Wanneer men dit alles nu voegt, bij hetgeen wij gemeld hebben in de Art. HOOGE GRADEN, MELESINO, OPPERGRADEN, SCHOTSCHE VRIJMETSELARIJ en NEDERLAND, dan heeft men reden met een wijsgeer te zeggen, hoe ellendig moet het niet met het deeg staan, waarvan de bakkers-zelven zulk een getuigenis afleggen. Ongetwijfeld toch moet het bijster vreemd schijnen, dat een beproefde Mr v.: M.: nog 87 malen, óf nog 30, óf voor het minst nog viermalen in den smeltkroes der graden gelouterd moet worden, alvorens den hoogsten graad te bereiken.
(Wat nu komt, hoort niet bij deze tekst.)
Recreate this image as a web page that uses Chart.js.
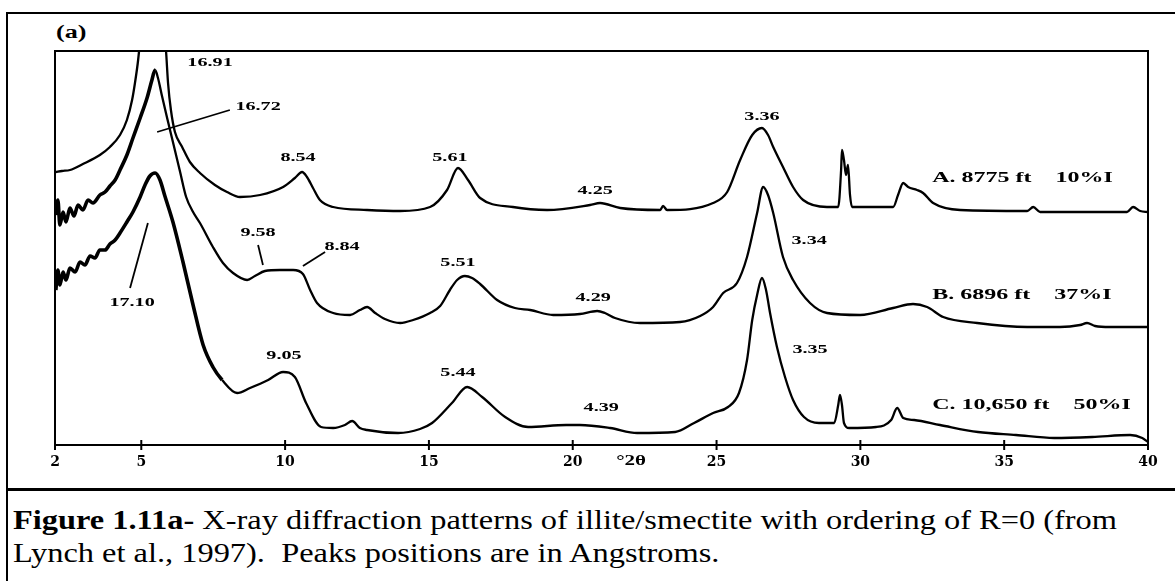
<!DOCTYPE html>
<html>
<head>
<meta charset="utf-8">
<title>XRD patterns, illite/smectite R=0</title>
<script src="https://cdn.jsdelivr.net/npm/chart.js@4.4.0/dist/chart.umd.min.js"></script>
<style>
    html, body { margin: 0; padding: 0; background: #fff; width: 1175px; height: 581px; overflow: hidden; }
    #frame { position: absolute; left: 6px; top: 12px; width: 1200px; height: 620px; border: 2px solid #000; }
    #rule { position: absolute; left: 6px; top: 488px; width: 1175px; height: 3px; background: #000; }
    #panel { position: absolute; left: 56px; top: 22px; font: bold 18px "Liberation Serif"; transform: scaleX(1.45); transform-origin: left top; }
    #caption { position: absolute; left: 13px; top: 504px; font-family: "Liberation Serif"; font-size: 27px; line-height: 33px; white-space: nowrap; color: #000; transform: scaleX(1.2); transform-origin: left top; }
    canvas { position: absolute; left: 0; top: 0; }
</style>
</head>
<body>
<div id="frame"></div>
<div id="panel">(a)</div>
<canvas id="xrd" width="1175" height="480"></canvas>
<div id="rule"></div>
<div id="caption"><b>Figure 1.11a-</b> X-ray diffraction patterns of illite/smectite with ordering of R=0 (from<br>Lynch et al., 1997).&nbsp; Peaks positions are in Angstroms.</div>

<script>
// Scan positions (degrees 2-theta) and counts (arbitrary, offset per sample)
const thetaA = [2.03, 2.24, 2.52, 2.97, 3.56, 3.91, 4.26, 4.50, 4.68, 4.78, 4.89, 4.99, 5.13, 5.30, 5.51, 5.72, 5.86, 5.93, 6.03, 6.17,
    6.42, 6.69, 7.04, 7.56, 7.98, 8.43, 9.13, 9.93, 10.34, 10.59, 10.76, 10.97, 11.21, 11.67, 12.85, 14.00, 15.04, 15.63, 16.01, 16.36,
    16.78, 17.92, 19.11, 20.60, 20.95, 21.65, 23.04, 23.14, 23.28, 24.88, 25.37, 25.82, 26.24, 26.58, 26.79, 26.97, 27.31, 27.66, 28.01, 28.84,
    29.23, 29.33, 29.36, 29.43, 29.50, 29.57, 29.64, 29.71, 31.14, 31.31, 31.49, 31.66, 31.97, 32.18, 32.53, 33.47, 35.80, 36.01, 36.25, 39.27,
    39.48, 39.73, 40.00];
const countsA = [273, 274, 275, 281, 290, 298, 310, 325, 345, 362, 385, 415, 465, 505, 485, 435, 394, 362, 335, 313,
    298, 283, 272, 260, 253, 248, 250, 258, 267, 273, 268, 257, 245, 238, 235, 234, 238, 255, 277, 265,
    247, 238, 235, 240, 242, 237, 235, 239, 235, 242, 253, 285, 310, 317, 310, 298, 278, 258, 245, 238,
    238, 275, 295, 285, 270, 280, 250, 238, 238, 250, 262, 258, 255, 252, 242, 235, 234, 238, 233, 233,
    238, 234, 233];

const thetaB = [2.03, 2.10, 2.17, 2.28, 2.38, 2.52, 2.66, 2.80, 2.97, 3.15, 3.32, 3.56, 3.74, 3.91, 4.09, 4.26, 4.50, 4.71, 4.96, 5.20,
    5.37, 5.48, 5.58, 5.72, 5.89, 6.10, 6.35, 6.56, 6.80, 7.04, 7.49, 7.84, 8.19, 8.68, 8.95, 9.30, 9.82, 10.28, 10.62, 10.87,
    11.11, 11.67, 12.26, 12.60, 12.85, 13.13, 13.47, 14.00, 14.45, 15.04, 15.39, 15.73, 15.98, 16.25, 16.50, 16.78, 17.37, 17.99, 18.52, 19.32,
    20.25, 20.85, 21.12, 21.47, 22.34, 23.73, 24.43, 24.88, 25.23, 25.71, 26.06, 26.41, 26.62, 26.79, 26.97, 27.31, 27.66, 28.25, 28.84, 29.99,
    31.14, 31.83, 32.32, 32.88, 34.06, 35.80, 36.94, 37.64, 37.88, 38.16, 38.68, 40.00];
const countsB = [230, 245, 220, 233, 223, 237, 229, 240, 235, 245, 242, 250, 253, 259, 265, 275, 290, 307, 327, 347,
    365, 375, 367, 349, 328, 303, 273, 248, 233, 222, 198, 182, 172, 165, 169, 174, 175, 175, 171, 155,
    142, 132, 130, 135, 138, 132, 126, 122, 125, 132, 139, 155, 165, 169, 167, 161, 145, 137, 135, 130,
    131, 134, 132, 127, 122, 123, 129, 138, 152, 162, 188, 232, 258, 250, 232, 188, 165, 142, 132, 130,
    137, 141, 138, 128, 122, 118, 118, 120, 122, 119, 118, 118];

const thetaC = [2.03, 2.10, 2.17, 2.28, 2.38, 2.52, 2.70, 2.87, 3.04, 3.22, 3.39, 3.56, 3.74, 3.91, 4.09, 4.26, 4.50, 4.71, 4.96, 5.13,
    5.30, 5.48, 5.65, 5.82, 6.10, 6.45, 6.80, 7.15, 7.49, 7.81, 8.33, 8.78, 9.41, 9.93, 10.34, 10.73, 11.25, 11.67, 12.08, 12.33,
    12.60, 12.85, 13.93, 14.69, 15.11, 15.80, 16.33, 16.85, 17.65, 18.45, 19.77, 20.25, 21.30, 22.24, 23.56, 24.22, 24.88, 25.40, 25.78, 26.06,
    26.24, 26.41, 26.58, 26.72, 26.86, 27.10, 27.38, 27.66, 28.04, 28.56, 29.09, 29.23, 29.29, 29.36, 29.43, 29.61, 30.55, 31.07, 31.28, 31.49,
    31.87, 32.77, 34.09, 35.41, 36.74, 38.06, 39.38, 39.80, 40.00];
const countsC = [155, 175, 160, 173, 165, 177, 173, 183, 180, 189, 187, 195, 195, 201, 205, 212, 223, 233, 248, 260,
    269, 272, 265, 249, 223, 183, 140, 100, 78, 65, 52, 57, 65, 73, 68, 42, 18, 17, 20, 24,
    17, 15, 12, 16, 22, 42, 58, 48, 28, 18, 20, 20, 17, 12, 13, 22, 32, 38, 52, 85,
    125, 150, 167, 155, 132, 98, 68, 45, 28, 22, 22, 40, 50, 40, 22, 17, 18, 25, 37, 27,
    25, 20, 13, 10, 7, 8, 10, 7, 3];

const tickValues = [2, 5, 10, 15, 20, 25, 30, 35, 40];

// d-spacing labels (Angstroms) anchored in 2-theta / counts
const peakLabels = ['16.91', '16.72', '8.54', '5.61', '4.25', '3.36', '9.58', '8.84', '5.51', '4.29', '3.34', '17.10', '9.05', '5.44', '4.39', '3.35'];
const peakTheta = [7.39, 9.06, 10.45, 15.73, 20.78, 26.58, 9.06, 11.98, 16.01, 20.71, 28.22, 4.68, 9.96, 16.01, 20.99, 28.25];
const peakCounts = [382, 338, 287, 287, 254, 328, 212, 198, 182, 147, 204, 142, 89, 72, 37, 95];

// leader lines: [theta1, counts1, theta2, counts2]
const leaders = [[8.08, 335, 5.55, 313], [9.06, 200, 9.23, 180], [11.39, 193, 10.62, 179], [4.61, 157, 5.23, 222]];

const sampleNames = ['A. 8775 ft    10%I', 'B. 6896 ft    37%I', 'C. 10,650 ft    50%I'];
const sampleNameCounts = [267, 150, 40];
const sampleNameTheta = 32.5;

function points(theta, counts) {
    return theta.map((t, i) => ({ x: t, y: counts[i] }));
}

// wide serif text, as in the original plot
function wideText(ctx, text, x, y, align, size, stretch) {
    ctx.save();
    ctx.translate(x, y);
    ctx.scale(stretch || 1.5, 1);
    ctx.font = `bold ${size}px "Liberation Serif"`;
    ctx.fillStyle = '#000';
    ctx.textAlign = align;
    ctx.textBaseline = 'middle';
    ctx.fillText(text, 0, 0);
    ctx.restore();
}

const framePlugin = {
    id: 'frame',
    afterDraw(chart) {
        const { ctx, chartArea, scales } = chart;
        ctx.save();
        ctx.strokeStyle = '#000';
        ctx.lineWidth = 2;
        ctx.strokeRect(chartArea.left, chartArea.top, chartArea.right - chartArea.left, chartArea.bottom - chartArea.top);
        tickValues.forEach(v => {
            const px = scales.x.getPixelForValue(v);
            ctx.beginPath();
            ctx.moveTo(px, chartArea.bottom - 5);
            ctx.lineTo(px, chartArea.bottom + 5);
            ctx.stroke();
        });
        wideText(ctx, '\u00B02\u03B8', scales.x.getPixelForValue(22.03), chartArea.bottom + 16, 'center', 14);
        ctx.restore();
    }
};

const labelPlugin = {
    id: 'peakLabels',
    afterDatasetsDraw(chart) {
        const { ctx, scales } = chart;
        const x = scales.x, y = scales.y;
        peakLabels.forEach((text, i) => {
            wideText(ctx, text, x.getPixelForValue(peakTheta[i]), y.getPixelForValue(peakCounts[i]), 'center', 13, 1.55);
        });
        sampleNames.forEach((text, i) => {
            wideText(ctx, text, x.getPixelForValue(sampleNameTheta), y.getPixelForValue(sampleNameCounts[i]), 'left', 15, 1.6);
        });
        ctx.save();
        ctx.strokeStyle = '#000';
        ctx.lineWidth = 1.8;
        leaders.forEach(l => {
            ctx.beginPath();
            ctx.moveTo(x.getPixelForValue(l[0]), y.getPixelForValue(l[1]));
            ctx.lineTo(x.getPixelForValue(l[2]), y.getPixelForValue(l[3]));
            ctx.stroke();
        });
        ctx.restore();
    }
};

// the start of each scan is noisy, drawn heavier
const heavyBelow = limit => ctx => (ctx.p0.parsed.x < limit ? 3.6 : undefined);

const chart = new Chart(document.getElementById('xrd').getContext('2d'), {
    type: 'line',
    data: {
        datasets: [
            { label: 'A', data: points(thetaA, countsA) },
            { label: 'B', data: points(thetaB, countsB), segment: { borderWidth: heavyBelow(5.45) } },
            { label: 'C', data: points(thetaC, countsC), segment: { borderWidth: heavyBelow(7.6) } }
        ]
    },
    options: {
        responsive: false,
        animation: false,
        devicePixelRatio: 1,
        layout: { padding: { left: 55, right: 27, top: 51, bottom: 0 } },
        plugins: { legend: { display: false }, tooltip: { enabled: false } },
        elements: {
            point: { radius: 0 },
            line: { borderColor: '#000', borderWidth: 2.3, cubicInterpolationMode: 'monotone', borderJoinStyle: 'round' }
        },
        scales: {
            x: {
                type: 'linear',
                min: 2,
                max: 40,
                grid: { display: false, drawTicks: false },
                border: { display: false },
                afterBuildTicks: axis => { axis.ticks = tickValues.map(v => ({ value: v })); },
                afterFit: scale => { scale.height = 35; },
                ticks: {
                    padding: 9,
                    color: '#000',
                    autoSkip: false,
                    maxRotation: 0,
                    font: { family: 'DejaVu Serif', size: 14, weight: 'bold' }
                }
            },
            y: { display: false, min: 0, max: 394 }
        }
    },
    plugins: [framePlugin, labelPlugin]
});
</script>
</body>
</html>
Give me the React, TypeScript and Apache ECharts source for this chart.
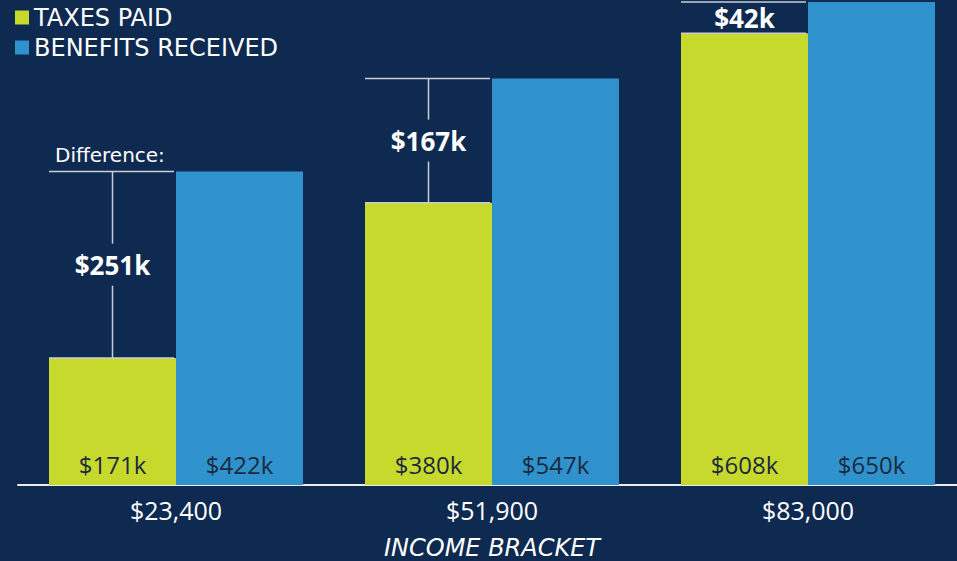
import React, { useEffect, useRef } from "react";
import * as echarts from "echarts";

const categories = ["$23,400", "$51,900", "$83,000"];
const taxesPaid = [171, 380, 608];
const benefitsReceived = [422, 547, 650];
const seriesNames = ["TAXES PAID", "BENEFITS RECEIVED"];
const axisTitle = "INCOME BRACKET";
const differenceTitle = "Difference:";

const BG = "#0f2a50";
const GREEN = "#c8d92d";
const BLUE = "#2f92cd";
const BAR_W = 127;
const WIDE = "'DejaVu Sans', sans-serif";
const NUM = "'Open Sans', sans-serif";

export default function App() {
  const ref = useRef<HTMLDivElement>(null);
  useEffect(() => {
    if (!ref.current) return;
    const chart = echarts.init(ref.current, null, { renderer: "svg" });
    const diffData = categories.map((_, i) => [
      i,
      benefitsReceived[i],
      taxesPaid[i],
      benefitsReceived[i] - taxesPaid[i],
    ]);
    const barLabel = {
      show: true,
      position: "insideBottom",
      distance: 9,
      color: "#1b2a3e",
      fontSize: 24,
      fontFamily: NUM,
      formatter: (p: any) => "$" + p.value + "k",
    };
    const option: any = {
      animation: false,
      backgroundColor: BG,
      legend: {
        orient: "vertical",
        left: 10,
        top: 0,
        icon: "rect",
        itemWidth: 14,
        itemHeight: 14,
        itemGap: 5,
        selectedMode: false,
        data: seriesNames,
        textStyle: {
          color: "#ffffff",
          fontSize: 24,
          lineHeight: 25,
          fontFamily: WIDE,
        },
      },
      grid: {
        left: 18,
        right: 0,
        top: 2,
        bottom: 76,
        containLabel: false,
        outerBoundsMode: "none",
      },
      xAxis: {
        type: "category",
        data: categories,
        axisTick: { show: false },
        axisLine: { lineStyle: { color: "#e8ecf0", width: 2 } },
        axisLabel: {
          color: "#ffffff",
          fontSize: 25,
          margin: 12,
          fontFamily: NUM,
        },
        name: axisTitle,
        nameLocation: "middle",
        nameGap: 51,
        nameTextStyle: {
          color: "#ffffff",
          fontSize: 24,
          lineHeight: 24,
          fontStyle: "italic",
          fontFamily: WIDE,
        },
        z: 1,
      },
      yAxis: {
        type: "value",
        min: 0,
        max: 650,
        show: false,
        splitLine: { show: false },
      },
      series: [
        {
          name: seriesNames[0],
          type: "bar",
          data: taxesPaid,
          barWidth: BAR_W,
          barGap: "0%",
          itemStyle: { color: GREEN },
          z: 3,
          label: barLabel,
        },
        {
          name: seriesNames[1],
          type: "bar",
          data: benefitsReceived,
          barWidth: BAR_W,
          barGap: "0%",
          itemStyle: { color: BLUE },
          z: 3,
          label: barLabel,
        },
        {
          type: "custom",
          name: "diff",
          data: diffData,
          encode: { x: 0, y: 1 },
          z: 5,
          silent: true,
          renderItem: (params: any, api: any) => {
            const idx = api.value(0);
            const cx = api.coord([idx, 0])[0];
            const yB = api.coord([idx, api.value(1)])[1];
            const yT = api.coord([idx, api.value(2)])[1];
            const diff = api.value(3);
            const x0 = cx - BAR_W;
            const x1 = cx - 2;
            const gx = cx - BAR_W / 2;
            const mid = (yB + yT) / 2;
            const gap = 21;
            const lineStyle = { stroke: "#c9ced6", lineWidth: 1.5 };
            const children: any[] = [
              { type: "line", shape: { x1: x0, y1: yB, x2: x1, y2: yB }, style: lineStyle },
              { type: "line", shape: { x1: x0, y1: yT, x2: x1, y2: yT }, style: lineStyle },
            ];
            if (mid - gap - yB > 4) {
              children.push({
                type: "line",
                shape: { x1: gx, y1: yB, x2: gx, y2: mid - gap },
                style: lineStyle,
              });
              children.push({
                type: "line",
                shape: { x1: gx, y1: mid + gap, x2: gx, y2: yT },
                style: lineStyle,
              });
            }
            children.push({
              type: "text",
              x: gx,
              y: mid,
              style: {
                text: "$" + diff + "k",
                fill: "#ffffff",
                font: "bold 26px 'Open Sans', sans-serif",
                align: "center",
                verticalAlign: "middle",
              },
            });
            if (idx === 0) {
              children.push({
                type: "text",
                x: x0 + 6,
                y: yB - 16,
                style: {
                  text: differenceTitle,
                  fill: "#ffffff",
                  font: "20px 'DejaVu Sans', sans-serif",
                  align: "left",
                  verticalAlign: "middle",
                },
              });
            }
            return { type: "group", children };
          },
        },
      ],
    };
    chart.setOption(option);
    return () => chart.dispose();
  }, []);
  return (
    <div
      style={{
        position: "absolute",
        left: 0,
        top: 0,
        width: 957,
        height: 561,
        overflow: "hidden",
      }}
    >
      <div ref={ref} style={{ width: 966, height: 561 }} />
    </div>
  );
}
Daarbij is het duidelijk, dat er tusschen de graden, willekeurig, andere zijn geschoven, althans dat zij niet geregeld op elkander volgen en logiesch uit elkander afgeleid zijn; want ware dit zoo, dan zou niet dat, wat in één stelsel, in zeven graden volkomen wordt medegedeeld, in een ander stelsel 10, 25, 33, ja 90 graden vormen, terwijl dezelfde stelsels slechts hier en daar een graad mededeelen, en de overige ter loops geven; dan werden ook in het eene stelsel niet bepaalde graden gemist, die in het andere als hoogst gewigtig beschouwd worden. Dat zij niet logiesch uit elkander afgeleid zijn, en op elkander volgen, blijkt ook daaruit, dat in het Egyptiesch stelsel de St. ANDRIES-Ridder (21e. gr.), vóór den Pruissieschen Ridder (35e. gr.) gaat, en op dezen (als 41e. gr.), de Ridder van het Oosten volgt.

In het gerectifieerd Schotsche stelsel daarentegen, heeft men eerst den Ridder van het Oosten, of den Degen (als 15en gr.), daarna den Pruissieschen Ridder, of Noachiet (als 21sten), en eindelijk in den 29sten den St. ANDRIES-Ridder. enz. Is het niet voor het minst allervreemdst, dat de Soevereinen van den 18en Schotschen graad, nog 15 trappen van hooger geplaatsten boven zich hebben. In het Egyptiesch stelsel staan die Soevereinen onder de goudmakers, die het metaal graven, wasschen, blazen en smelten. Daarna volgen Soevereinen der Soevereinen, die toch nog anderen boven zich hebben; anderen die zóó hoog geplaatst zijn, dat men voor de vele graden geen meer namen en titels kon vinden. Terwijl in de symbol. gr. alles wijsgeerigen grondslag, logiesche ontwikkeling aantoont, zijn al de hooge graden gevestigd op afgescheiden legendes, zonder historieschen grond, welke het geheim van den graad bevatten en welker beteekenis raadselachtig is.

Bovendien is die beteekenis in vele graden, bij de toepassing, strijdig met de zedeleer; gelijk dit het geval is met de wraak, welke in den 4den graad wordt geleerd. Zie het Artikel NEKAM.